= Émilie Jolie =

Émilie Jolie is a French children's musical by Philippe Chatel and arranged by Jean-Louis Bucchi. It later became a film involving Georges Brassens, Henri Salvador, Julien Clerc, Alain Souchon, Laurent Voulzy, Louis Chedid, Françoise Hardy and Eddy Mitchell in the first rendition and Johnny Hallyday, Alain Bashung, Jacques Dutronc, Maurane, Florent Pagny, Axelle Red and Etienne Daho.

The musical has had two adaptations: a 1980 live-action TV movie (except the ostrich was performed by Diane Dufresne) and a 2011 animated adaptation.

Philip Chatel's "comédie musicale" Émilie Jolie returned in its third rendition in Paris (and later in several French towns) from October 20, 2017, to April 22, 2018, with artists such as Gloria - The Voice Kids & Kids United and Johanna Serrano.

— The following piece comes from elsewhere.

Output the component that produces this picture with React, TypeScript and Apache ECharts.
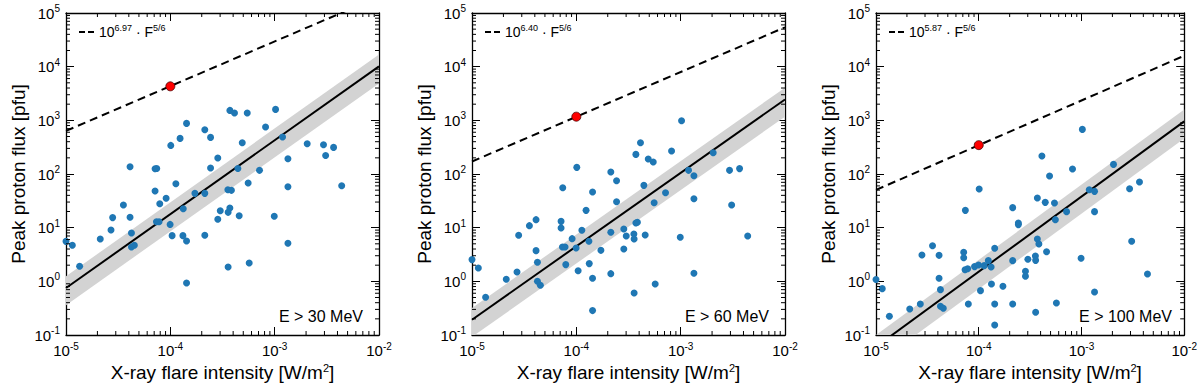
import React, { useEffect, useRef } from "react";
import * as echarts from "echarts";

// ---- Data ----
const flareIntensity = [
  1.0e-5, 1.15e-5, 1.35e-5, 2.13e-5, 2.7e-5, 2.8e-5, 3.55e-5, 4.11e-5, 4.11e-5, 4.24e-5,
  4.24e-5, 4.52e-5, 7.14e-5, 7.14e-5, 7.41e-5, 7.36e-5, 7.8e-5, 7.92e-5, 9.11e-5, 9.95e-5,
  1.01e-4, 1.04e-4, 1.13e-4, 1.24e-4, 1.32e-4, 1.33e-4, 1.43e-4, 1.43e-4, 1.43e-4, 1.72e-4,
  2.14e-4, 2.14e-4, 2.14e-4, 2.43e-4, 2.43e-4, 2.85e-4, 2.85e-4, 3.01e-4, 3.56e-4, 3.58e-4,
  3.58e-4, 3.72e-4, 3.72e-4, 3.85e-4, 4.12e-4, 4.44e-4, 4.57e-4, 4.89e-4, 5.46e-4, 5.57e-4,
  5.7e-4, 7.16e-4, 8.18e-4, 9.91e-4, 1.02e-3, 1.19e-3, 1.34e-3, 1.34e-3, 1.34e-3, 2.05e-3,
  2.94e-3, 3.08e-3, 3.67e-3, 4.39e-3,
];
const peakFlux30 = [
  5.56, 4.69, 1.91, 6.15, 9.05, 15.4, 26.4, 137, 15.6, 7.96,
  4.36, 4.69, 48.2, 125.6, 127, 12.9, 12.9, 28.0, 35.2, 11.5,
  341, 7.1, 66.0, 461, 7.1, 22.6, 877, 5.65, 0.93, 43.6,
  668, 43.6, 7.2, 481, 129, 198, 14.3, 20.7, 51.0, 19.3,
  1.85, 1531, 23.2, 49.6, 1365, 127, 16.7, 383, 1365, 67.9,
  2.2, 117, 749, 16.3, 1600, 488, 193, 58.0, 5.11, 367,
  351, 222, 313, 60.5,
];
const peakFlux60 = [
  2.54, 1.77, 0.504, 1.09, 1.49, 7.2, 10.9, 14.1, 3.73, 2.26,
  1.0, 0.844, 9.86, 13.1, 55.6, 4.36, 4.36, 2.05, 6.24, 4.18,
  133, 1.58, 8.92, 21.0, 5.57, 2.14, 46.2, 1.14, 0.285, 3.78,
  109, 8.19, 1.39, 75.0, 30.5, 9.44, 4.01, 7.0, 7.62, 6.15,
  0.607, 232, 12.2, 12.6, 383, 61.4, 7.3, 190, 167, 29.2,
  0.893, 44.9, 268, 6.61, 984, 117, 93.0, 34.7, 1.41, 249,
  117, 26.4, 126, 7.0,
];
const peakFlux100 = [
  1.08, 0.731, 0.223, 0.306, 0.379, 3.1, 4.62, 3.05, 1.14, 0.7,
  0.343, 0.315, 3.47, 2.76, 21.0, 1.65, 1.72, 0.379, 1.88, 2.02,
  52.5, 0.671, 1.96, 2.43, 1.85, 0.893, 4.12, 0.379, 0.154, 0.808,
  23.6, 2.43, 0.379, 12.2, 11.4, 1.54, 1.24, 2.57, 2.97, 2.46,
  0.265, 35.7, 6.15, 4.96, 216, 29.6, 3.57, 91.6, 28.8, 14.1,
  0.396, 19.9, 124, 2.69, 678, 51.0, 47.5, 19.9, 0.634, 151,
  53.2, 5.57, 70.8, 1.37,
];
const panelFlux = [peakFlux30, peakFlux60, peakFlux100];
const energyLabels = ["E > 30 MeV", "E > 60 MeV", "E > 100 MeV"];
const upperLogCoef = [6.97, 6.4, 5.87];
const upperCoefText = ["6.97", "6.40", "5.87"];
const upperExponent = 5 / 6;
const refFlareX = [1e-4, 1e-4, 1e-4];
const refFlareFlux = [4300, 1170, 345];
const fitLogAtXmin = [-0.125, -0.715, -1.22];
const fitSlope = [1.377, 1.368, 1.4];
const bandUpperDex = 0.22;
const bandLowerDex = 0.32;
const xTickValues = [1e-5, 1e-4, 1e-3, 1e-2];
const yTickValues = [1e-1, 1e0, 1e1, 1e2, 1e3, 1e4, 1e5];
const minorMultipliers = [2, 3, 4, 5, 6, 7, 8, 9];

const X_MIN = xTickValues[0];
const X_MAX = xTickValues[xTickValues.length - 1];
const Y_MIN = yTickValues[0];
const Y_MAX = yTickValues[yTickValues.length - 1];

const FONT = "Liberation Sans";
const gridLefts = [66, 472, 876];
const gridWidths = [313, 313, 312];
const GRID_TOP = 13;
const GRID_H = 322;

function minorValues(ticks: number[]) {
  const out: number[] = [];
  for (let i = 0; i < ticks.length - 1; i++) {
    for (const m of minorMultipliers) out.push(ticks[i] * m);
  }
  return out;
}

function expLabel(v: number) {
  const e = Math.round(Math.log10(v));
  return `{b|10}{s|${e}}`;
}

const labelRich = {
  b: { fontSize: 15, color: "#000", fontFamily: FONT },
  s: { fontSize: 10, color: "#000", fontFamily: FONT, padding: [0, 0, 9, 0] },
};

export default function App() {
  const ref = useRef<HTMLDivElement>(null);

  useEffect(() => {
    if (!ref.current) return;
    const chart = echarts.init(ref.current, undefined, { renderer: "svg" });

    const grid: any[] = [];
    const xAxis: any[] = [];
    const yAxis: any[] = [];
    const series: any[] = [];
    const graphic: any[] = [];

    const axisLine = { show: true, lineStyle: { color: "#000", width: 1.3 } };
    const axisTick = { show: true, inside: true, length: 8, lineStyle: { color: "#000", width: 1 } };

    const minorX = minorValues(xTickValues);
    const minorY = minorValues(yTickValues);

    for (let i = 0; i < 3; i++) {
      grid.push({ left: gridLefts[i], top: GRID_TOP, width: gridWidths[i], height: GRID_H });
      const baseLog = { type: "log", logBase: 10, gridIndex: i, splitLine: { show: false }, axisLine, axisTick };
      xAxis.push({
        ...baseLog, position: "bottom", min: X_MIN, max: X_MAX, interval: 1,
        axisLabel: { show: true, margin: 6, fontSize: 15, fontFamily: FONT, color: "#000", formatter: expLabel, rich: labelRich },
        name: "{n|X-ray flare intensity [W/m}{s|2}{n|]}",
        nameLocation: "middle", nameGap: 26,
        nameTextStyle: {
          fontSize: 19, fontFamily: FONT, color: "#000",
          rich: {
            n: { fontSize: 19, color: "#000", fontFamily: FONT },
            s: { fontSize: 11, color: "#000", fontFamily: FONT, padding: [0, 0, 9, 0] },
          },
        },
      });
      xAxis.push({ ...baseLog, position: "top", min: X_MIN, max: X_MAX, interval: 1, axisLabel: { show: false } });
      yAxis.push({
        ...baseLog, position: "left", min: Y_MIN, max: Y_MAX, interval: 1,
        axisLabel: { show: true, margin: 6, fontSize: 15, fontFamily: FONT, color: "#000", formatter: expLabel, rich: labelRich },
        name: "Peak proton flux [pfu]", nameLocation: "middle", nameGap: 38, nameRotate: 90,
        nameTextStyle: { fontSize: 19, color: "#000", fontFamily: FONT },
      });
      yAxis.push({ ...baseLog, position: "right", min: Y_MIN, max: Y_MAX, interval: 1, axisLabel: { show: false } });

      const xi = 2 * i;
      const yi = 2 * i;
      const a = fitLogAtXmin[i];
      const b = fitSlope[i];
      const decades = Math.log10(X_MAX) - Math.log10(X_MIN);
      const aEnd = a + b * decades;

      // minor ticks on all four sides
      const minorData: any[] = [];
      minorX.forEach((v) => minorData.push([v, Y_MIN, 0]));
      minorY.forEach((v) => minorData.push([X_MIN, v, 1]));
      series.push({
        type: "custom", xAxisIndex: xi, yAxisIndex: yi, silent: true, z: 5,
        data: minorData,
        renderItem: (params: any, api: any) => {
          const cs = params.coordSys;
          const kind = api.value(2);
          const st = { stroke: "#000", lineWidth: 1 };
          if (kind === 0) {
            const p = api.coord([api.value(0), Y_MIN]);
            return {
              type: "group",
              children: [
                { type: "line", shape: { x1: p[0], y1: cs.y + cs.height, x2: p[0], y2: cs.y + cs.height - 4 }, style: st },
                { type: "line", shape: { x1: p[0], y1: cs.y, x2: p[0], y2: cs.y + 4 }, style: st },
              ],
            };
          }
          const p = api.coord([X_MIN, api.value(1)]);
          return {
            type: "group",
            children: [
              { type: "line", shape: { x1: cs.x, y1: p[1], x2: cs.x + 4, y2: p[1] }, style: st },
              { type: "line", shape: { x1: cs.x + cs.width, y1: p[1], x2: cs.x + cs.width - 4, y2: p[1] }, style: st },
            ],
          };
        },
      });

      // gray uncertainty band
      const bandCorners = [
        [X_MIN, Math.pow(10, a + bandUpperDex)],
        [X_MAX, Math.pow(10, aEnd + bandUpperDex)],
        [X_MAX, Math.pow(10, aEnd - bandLowerDex)],
        [X_MIN, Math.pow(10, a - bandLowerDex)],
      ];
      series.push({
        type: "custom", xAxisIndex: xi, yAxisIndex: yi, silent: true, clip: true, z: 1,
        data: [[X_MIN, Y_MIN]],
        renderItem: (params: any, api: any) => {
          const pts = bandCorners.map((c) => api.coord(c));
          return { type: "polygon", shape: { points: pts }, style: { fill: "#d3d3d3" } };
        },
      });

      // fit line
      series.push({
        type: "line", xAxisIndex: xi, yAxisIndex: yi, symbol: "none", clip: true, z: 2,
        data: [[X_MIN, Math.pow(10, a)], [X_MAX, Math.pow(10, aEnd)]],
        lineStyle: { color: "#000", width: 2 },
      });

      // upper bound dashed line 10^c * F^(5/6)
      const c = upperLogCoef[i];
      series.push({
        type: "line", xAxisIndex: xi, yAxisIndex: yi, symbol: "none", clip: true, z: 2,
        data: [
          [X_MIN, Math.pow(10, c + upperExponent * Math.log10(X_MIN))],
          [X_MAX, Math.pow(10, c + upperExponent * Math.log10(X_MAX))],
        ],
        lineStyle: { color: "#000", width: 2, type: [8, 5] },
      });

      // scatter points
      series.push({
        type: "scatter", xAxisIndex: xi, yAxisIndex: yi, symbolSize: 7, z: 3,
        itemStyle: { color: "#1f77b4", opacity: 1 },
        data: flareIntensity.map((x, k) => [x, panelFlux[i][k]]),
      });

      // reference flare
      series.push({
        type: "scatter", xAxisIndex: xi, yAxisIndex: yi, symbolSize: 9, z: 4,
        itemStyle: { color: "#ff0000", borderColor: "#4a0000", borderWidth: 0.8, opacity: 1 },
        data: [[refFlareX[i], refFlareFlux[i]]],
      });

      const gl = gridLefts[i];
      const gr = gl + gridWidths[i];
      graphic.push({
        type: "line", z: 10,
        shape: { x1: gl + 13, y1: 32, x2: gl + 30, y2: 32 },
        style: { stroke: "#000", lineWidth: 2, lineDash: [6, 3] },
      });
      graphic.push({
        type: "text", z: 10, x: gl + 33, y: 32,
        style: {
          text: `{b|10}{s|${upperCoefText[i]}}{b| · F}{s|5/6}`,
          fontSize: 14, fontFamily: FONT, fill: "#000",
          verticalAlign: "middle",
          rich: {
            b: { fontSize: 14, fill: "#000", fontFamily: FONT },
            s: { fontSize: 9, fill: "#000", fontFamily: FONT, padding: [0, 0, 8, 0] },
          },
        },
      });
      graphic.push({
        type: "text", z: 10, x: gr - 16, y: 316,
        style: {
          text: energyLabels[i], fontSize: 16, fill: "#000", fontFamily: FONT,
          align: "right", verticalAlign: "middle",
        },
      });
    }

    chart.setOption({
      animation: false,
      backgroundColor: "#fff",
      textStyle: { fontFamily: FONT },
      grid, xAxis, yAxis, series, graphic,
    });

    return () => chart.dispose();
  }, []);

  return (
    <div
      ref={ref}
      style={{ position: "fixed", left: 0, top: 0, width: 1200, height: 388, background: "#fff" }}
    />
  );
}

Additionally, members of the cast of Emilie Jolie created a song called "chanel n" with the creator's name as "lluvia/SLK" as a tracker music genre in tribute to Emilie Jolie.

==Summary==

The narrator starts by telling the story of a goldfish, but suddenly realises that he is here to instead tell the story of Émilie Jolie.

While her parents were out, the young Émilie is lying alone in her bed and frightened by the darkness. She finds a picture book on the floor and immerses herself in it. The first song, "Song of the Young Girl in the Empty Bedroom" starts.

After the song, Émilie finds herself in a landscape where everything was blue, even the sun. There, she crosses paths with the Blue Rabbits' Gathering, who were facing a problem; each time when it rains, they catch a cold. When they start sneezing, they become red.

On the following page, Émilie arrives in front of a giant tree with many birds and one of the birds comes to her. After introducing herself, Émilie asks the bird to take her with it to the sky. The bird answers that there are still many things for her to discover on earth, leading into the song, "Song of Émilie and the Great Bird."

On the next page, Émilie meets an ostrich who is longing to be a cabaret star on Broadway. And so the ostrich sings "Ostrich's Song."

The little girl then enters into a dark and creepy page, the page of the witch. The witch feels doomed because of her situation where she appears as a mean person to all that she meets, but in fact, she is only waiting for a 'prince charming' to love and save her. This leads into the song, "Song of the Witch." Émilie promises the witch that she will look for the witch's 'prince charming' throughout the book, with the help of the narrator.

Émilie visits the page where she meets a ballet of umbrella ribs. The umbrella ribs' song starts playing. She is then struck by an idea. She calls the blue rabbits and asks them to come to the page she is in. After they arrive, she announces that she has found a way for them not becoming red. They just need to hold onto the umbrellas when it rains. The song "The Blue Rabbits' Gathering Song" is sung again.

On the next page, Emily meets a hedgehog who is sad because nobody wants to stroke him due to his quills. Émilie, like the "book's fairy", decides to caress him to make him happy, leading into "Hedgehog's Song."

She continues on her way through the pages seeking the 'prince charming' as "Clockwork Song" is played (which was added in the 1997 production). She meets an extraterrestrial who is crazy about the music in his spaceship ("Extraterrestrial's Song"); a pebble abandoned by Tom Thumb, which felt lonely in the forest and she picks it up so that it goes with her in her pocket ("Pebble's Song"); a cock and a donkey that have to share the book's words ("Cock and Donkey's Song"); a little flower who doesn't want to wilt under the leaves so she picks it up to put in her hair ("Sad Little Flower's Song") – this song isn't in the first version. She meets a nasty wolf abused by Granny ("Wolf's Song"). She comforts it and reconciles it with Granny. Finally, a raccoon dreams of being coloured ("Dreaming Raccoon Song") so she gives it the blue of her eyes, the colour of her blond hair and the pink of her cheeks.

When Émilie turns the page, she ends up in a page where everything is white and with large letters "E N D." She has arrived at the end of the book, leading into "Beginning of The End Song."

Émilie hasn't found the witch's 'prince charming' and refuses to end the story until she does. The narrator decides to turn himself into prince charming. The narrator knows he is not perfect as he has no armour and neither does he ride a white horse, but this is not important to the witch. This leads to "Novice Prince Charming's Song."

With all of the fairy tale's characters watching, the witch turns into a princess, and the story ends. Émilie falls asleep in her bed, rocked by the narrator who tells her that her new friends will always be in the picture book when she needs them. The "Final Song" is then sung.